DIRECTIONS FOR THIS TASK: Quote every line of the data below as it stands, omitting pictures.

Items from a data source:
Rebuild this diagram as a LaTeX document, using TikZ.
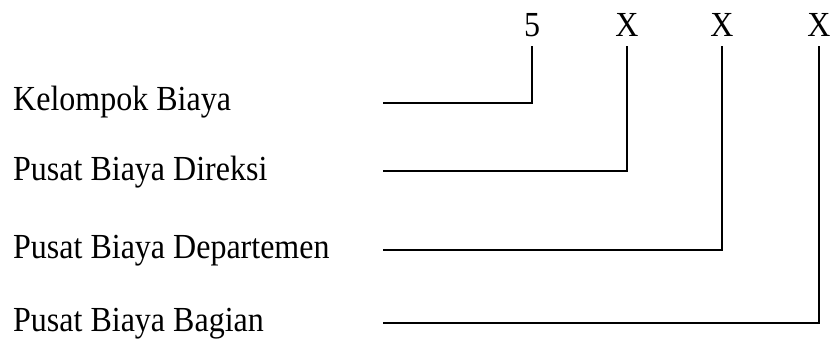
\documentclass[tikz,border=0pt]{standalone}
\usepackage{fontspec}
\setmainfont{Liberation Serif}
\begin{document}
\begin{tikzpicture}[x=1pt,y=-1pt,
  txt/.style={inner sep=0pt,font=\fontsize{32}{38}\selectfont,yscale=1.1,transform shape},
  lbl/.style={txt,anchor=base west},
  digit/.style={txt,anchor=base},
  link/.style={line width=1.6pt,line cap=rect}]
  \useasboundingbox (0,0) rectangle (833,340);
  % code digits
  \node[digit] (d1) at (532,36) {5};
  \node[digit] (d2) at (627,36) {X};
  \node[digit] (d3) at (722,36) {X};
  \node[digit] (d4) at (819,36) {X};
  % level labels
  \node[lbl] (l1) at (13,110) {Kelompok Biaya};
  \node[lbl] (l2) at (13,180) {Pusat Biaya Direksi};
  \node[lbl] (l3) at (13,258) {Pusat Biaya Departemen};
  \node[lbl] (l4) at (13,331) {Pusat Biaya Bagian};
  % start points of the connectors
  \coordinate (s1) at (384,103);
  \coordinate (s2) at (384,171);
  \coordinate (s3) at (384,250);
  \coordinate (s4) at (384,323);
  % connectors up to each digit
  \draw[link] (s1) -| ([yshift=-11pt]d1.base);
  \draw[link] (s2) -| ([yshift=-11pt]d2.base);
  \draw[link] (s3) -| ([yshift=-11pt]d3.base);
  \draw[link] (s4) -| ([yshift=-11pt]d4.base);
\end{tikzpicture}
\end{document}
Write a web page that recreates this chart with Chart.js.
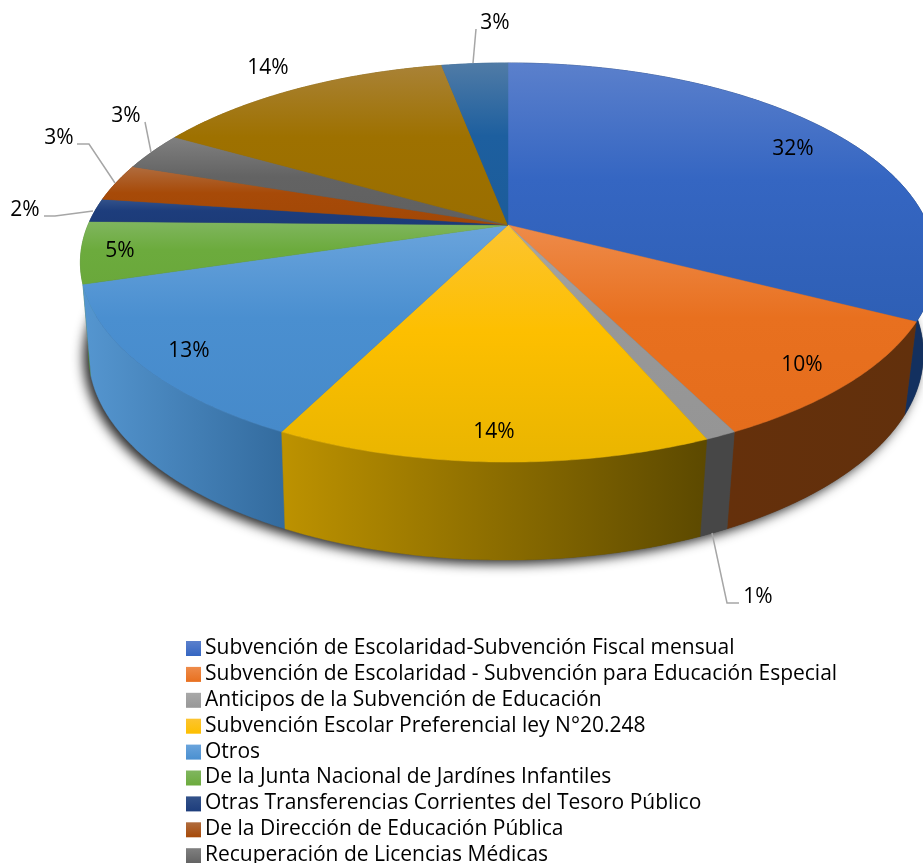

RESPONSE TO THIS TASK:
Rebuild this diagram as a LaTeX document, using TikZ.
\documentclass[tikz,border=0pt]{standalone}
\usepackage{fontspec}
\setmainfont{Liberation Serif}
\begin{document}
\begin{tikzpicture}[x=1pt,y=-1pt,
  txt/.style={inner sep=0pt,font=\fontsize{32}{38}\selectfont,yscale=1.1,transform shape},
  lbl/.style={txt,anchor=base west},
  digit/.style={txt,anchor=base},
  link/.style={line width=1.6pt,line cap=rect}]
  \useasboundingbox (0,0) rectangle (833,340);
  % code digits
  \node[digit] (d1) at (532,36) {5};
  \node[digit] (d2) at (627,36) {X};
  \node[digit] (d3) at (722,36) {X};
  \node[digit] (d4) at (819,36) {X};
  % level labels
  \node[lbl] (l1) at (13,110) {Kelompok Biaya};
  \node[lbl] (l2) at (13,180) {Pusat Biaya Direksi};
  \node[lbl] (l3) at (13,258) {Pusat Biaya Departemen};
  \node[lbl] (l4) at (13,331) {Pusat Biaya Bagian};
  % start points of the connectors
  \coordinate (s1) at (384,103);
  \coordinate (s2) at (384,171);
  \coordinate (s3) at (384,250);
  \coordinate (s4) at (384,323);
  % connectors up to each digit
  \draw[link] (s1) -| ([yshift=-11pt]d1.base);
  \draw[link] (s2) -| ([yshift=-11pt]d2.base);
  \draw[link] (s3) -| ([yshift=-11pt]d3.base);
  \draw[link] (s4) -| ([yshift=-11pt]d4.base);
\end{tikzpicture}
\end{document}
Write a web page that recreates this chart with Chart.js.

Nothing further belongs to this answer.